Eco-homes don't have to be 'eco-bling'

This news article was published under the 2010 to 2015 Conservative and Liberal Democrat coalition government

Housing Minister Grant Shapps has today warned that a lack of creativity could lead to Scandinavian-style “eco-bling” homes dominating our neighbourhoods…

Housing Minister Grant Shapps has today warned that a lack of creativity could lead to Scandinavian-style “eco-bling” homes dominating our neighbourhoods over the next five years, as housebuilders prepare to go zero carbon in 2016.

He urged architects to go back to their drawing boards, and start finding ways to ‘green up’ the Great British home.

Mr Shapps today opened the ‘Natural House’, a low-carbon property developed by the Prince’s Foundation at the Building Research Establishment in Watford. The property has been constructed to a traditional design using new low-carbon and low energy technologies.

There, the Minister reminded current and prospective homeowners that from 2016 all new homes must be built to a zero carbon standard. But he also argued that the “Natural House” demonstrates that British design will still have a place on our streets and does not need to be replaced by Scandinavian-style, ‘eco-bling’ properties that “wear their green credentials for all to see”.

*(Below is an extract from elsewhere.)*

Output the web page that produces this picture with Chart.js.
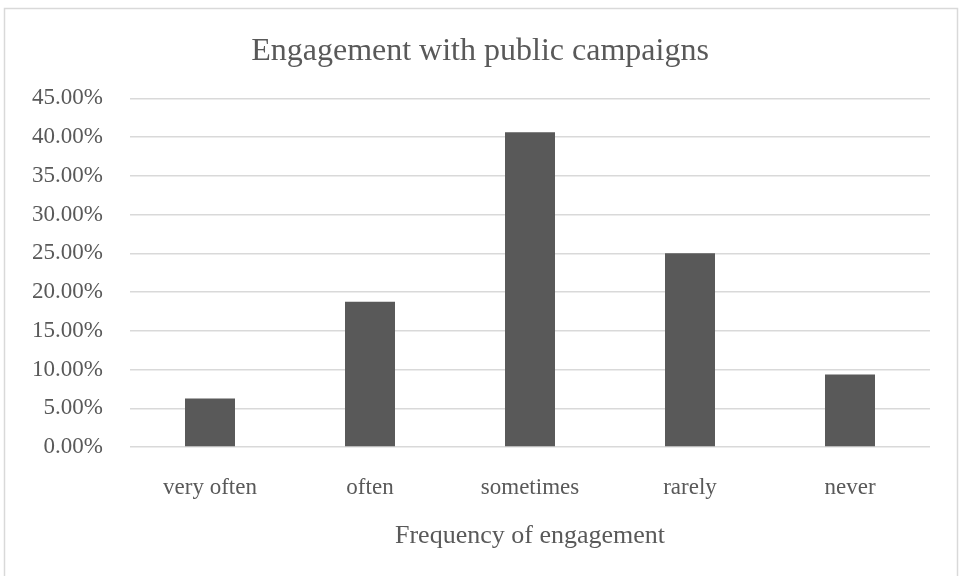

He therefore insisted that turning zero carbon in 2016 should not mean the end of the Great British home - whether it apes the Victorian terraces of the cities, or the cottages that dominate the streets of rural villages - which could be built to be eco-friendly just as well a the glass-fronted properties that have proved just as popular as more traditional designs.

Grant Shapps said:

We all know the Scandinavian-style homes that feature on property programmes - wearing their green credentials for all to see. These are popular and display a high quality of design and craftsmanship. But a lack of creativity could mean this eco-bling dominates our neighbourhoods in as little as five years - I am clear that the beginning of zero carbon does not need to mean the end of Great British design.

That’s why between now and 2016 when all new homes must be zero carbon, I want developers and designers to go back to their drawing boards and see how they can ‘green up’ our traditional, British properties. People want to buy homes, not causes and just because a home is greener does not mean it can’t reflect the character of the local area.

With the Natural House in Watford, the Prince’s Foundation has proved that Great British design doesn’t need to be sacrificed to make our homes zero carbon. And as we move towards 2016, I want local people themselves to have their say, working with the Design Council to shape the future designs of their area to make them cleaner and greener.

Notes to editors

1. On 17 May 2011, Grant Shapps published his proposals for a Zero Carbon Standard. Details can be found at:

2. Communities now have greater opportunities to have their say on how their areas should look and feel in the future. In February 2011 Ministers confirmed that the Design Council would expand to take in many of the activities, skills, knowledge and expertise from the Commission for Architecture and the Built Environment, creating a one-stop shop offering a service to industry, councils and communities.

3. Grant Shapps will today visit the Natural House at the Building Research Establishment. Developed by the Prince’s Trust and built to a traditional design, the Natural House has been constructed using a variety of techniques to keep it low-carbon and low-energy.

These include:

  • thermoplan blocks, which trap air in pockets to provide high levels of insulation

  • carbon-light materials including wood-framed windows, lime render on the walls and slate tiles on the roof

  • a unique ventilation system drawing fresh air into the house, with casement windows able to be fully open to let more air in on warmer days

  • the property is also finished internally using wool carpets and organic paints.